I have to give it to the government’s paid mind managers. They have been remarkably adept at devising a strategic mix of concession and what is called propaganda reframing to create the illusion of empathy by government officials while leaving untouched the harmful policies that caused the pain that they feign empathy toward.

So, their rhetorical strategy combines pathos (acknowledging the suffering of the people), ethos (appearing reasonable by doing so), and logos (claiming the suffering is necessary if Nigeria is to avoid collapse), but it’s ultimately manipulative, since their acknowledgment of harm doesn’t lead to policy change.

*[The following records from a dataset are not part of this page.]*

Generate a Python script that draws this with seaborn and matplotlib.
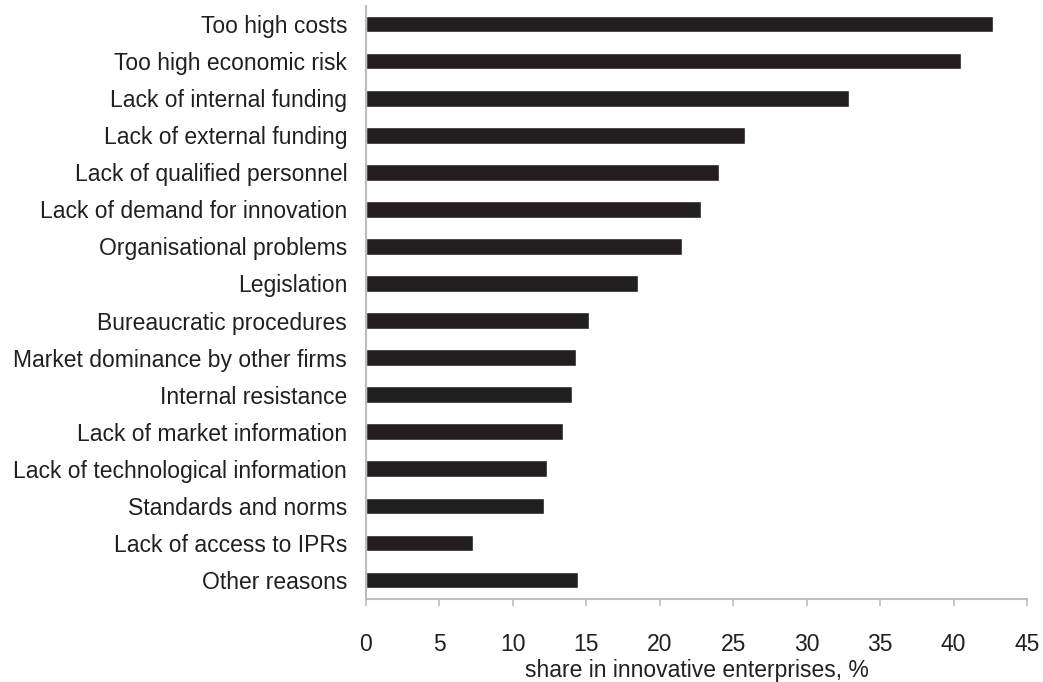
import numpy as np
import pandas as pd
import matplotlib
matplotlib.use('Agg')
import matplotlib.pyplot as plt
import seaborn as sns

# barriers to innovation, share of innovative enterprises (%)
reasons = ['Too high costs', 'Too high economic risk', 'Lack of internal funding',
           'Lack of external funding', 'Lack of qualified personnel',
           'Lack of demand for innovation', 'Organisational problems', 'Legislation',
           'Bureaucratic procedures', 'Market dominance by other firms',
           'Internal resistance', 'Lack of market information',
           'Lack of technological information', 'Standards and norms',
           'Lack of access to IPRs', 'Other reasons']
shares = [42.7, 40.5, 32.9, 25.8, 24.0, 22.8, 21.5, 18.5,
          15.2, 14.3, 14.05, 13.4, 12.3, 12.1, 7.3, 14.45]
xticks = [0, 5, 10, 15, 20, 25, 30, 35, 40, 45]

df = pd.DataFrame({'reason': reasons, 'share': shares})

sns.set_style('white')
plt.rcParams['font.family'] = ['Liberation Sans', 'DejaVu Sans']

fig = plt.figure(figsize=(10.43, 6.82), dpi=100)
ax = fig.add_axes([0.3509, 0.1224, 0.6338, 0.8695])

sns.barplot(data=df, x='share', y='reason', orient='h', color='#231f20',
            saturation=1, width=0.45, ax=ax)

ax.set_xlim(0, 45)
ax.set_ylim(15.5, -0.5)
ax.set_xticks(xticks)
ax.set_xticklabels([str(t) for t in xticks])
ax.set_xlabel('share in innovative enterprises, %', fontsize=16.5, color='#231f20', labelpad=2)
ax.set_ylabel('')

for s in ['top', 'right']:
    ax.spines[s].set_visible(False)
for s in ['left', 'bottom']:
    ax.spines[s].set_color('#bdbdbd')
    ax.spines[s].set_linewidth(1.5)

ax.tick_params(axis='x', length=5, width=1.2, color='#bdbdbd', direction='out',
               labelsize=16.5, labelcolor='#231f20', pad=20, bottom=True)
ax.tick_params(axis='y', length=0, labelsize=16.5, labelcolor='#231f20', pad=13.5)

fig.savefig('out.png', dpi=100)
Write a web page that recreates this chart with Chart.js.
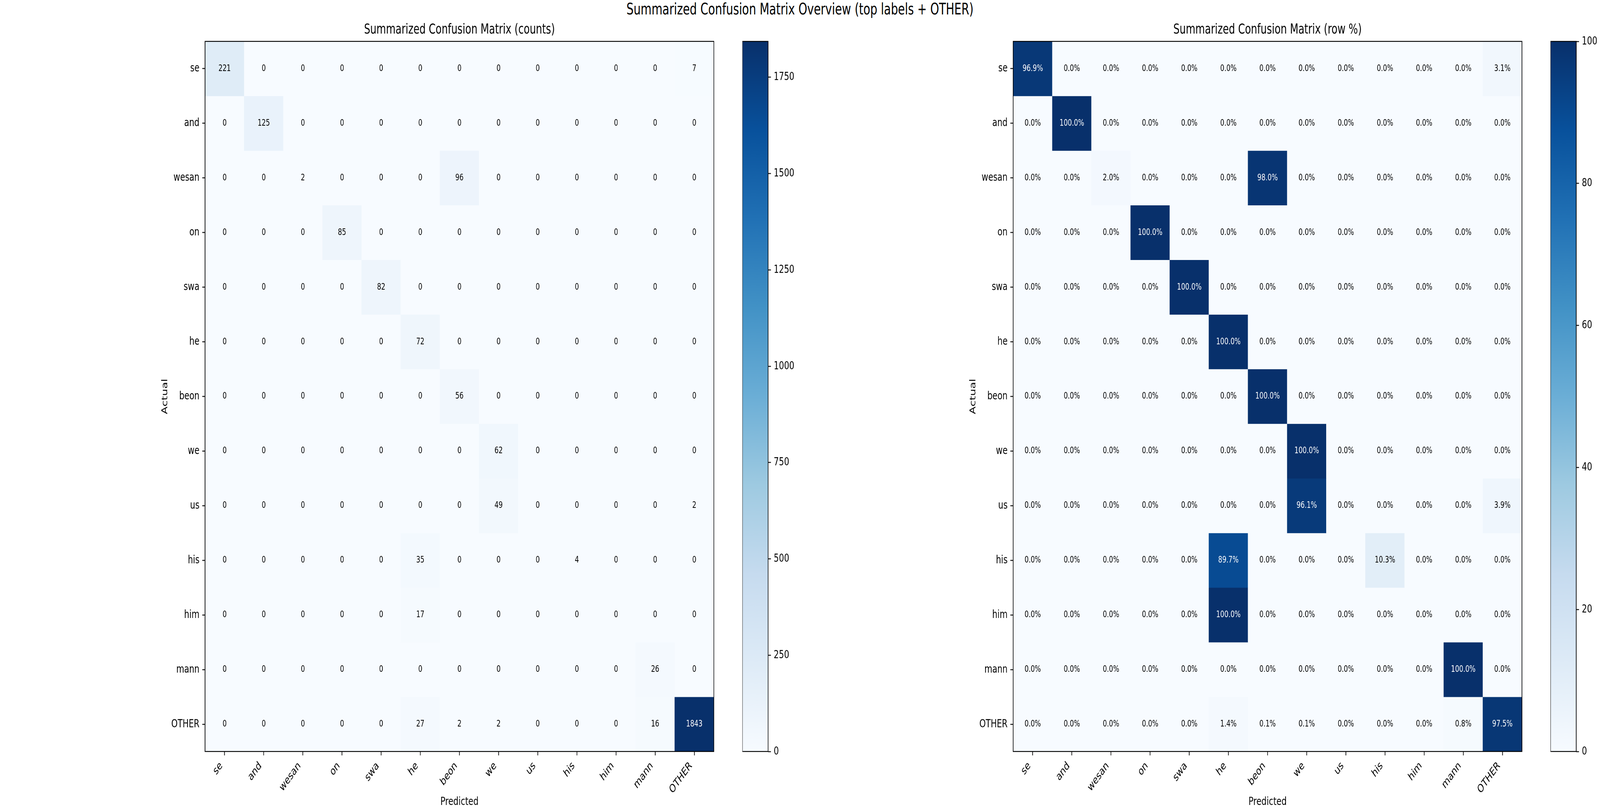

That was one of the major reasons I gave up talking about these issues. What’s the point of continually writing about an issue when nothing nudges even an inch? It’s like shouting into the void or watering dead plants.

But my interest was reignited because Falana hasn’t given up. Another reason is the urge to confront another beloved ritualized talking point of officials of the Tinubu administration, including Tinubu himself, which is the idea that the removal of fuel subsidies and the devaluation of the naira have put more money into the coffers of governors than at any time in Nigeria’s history.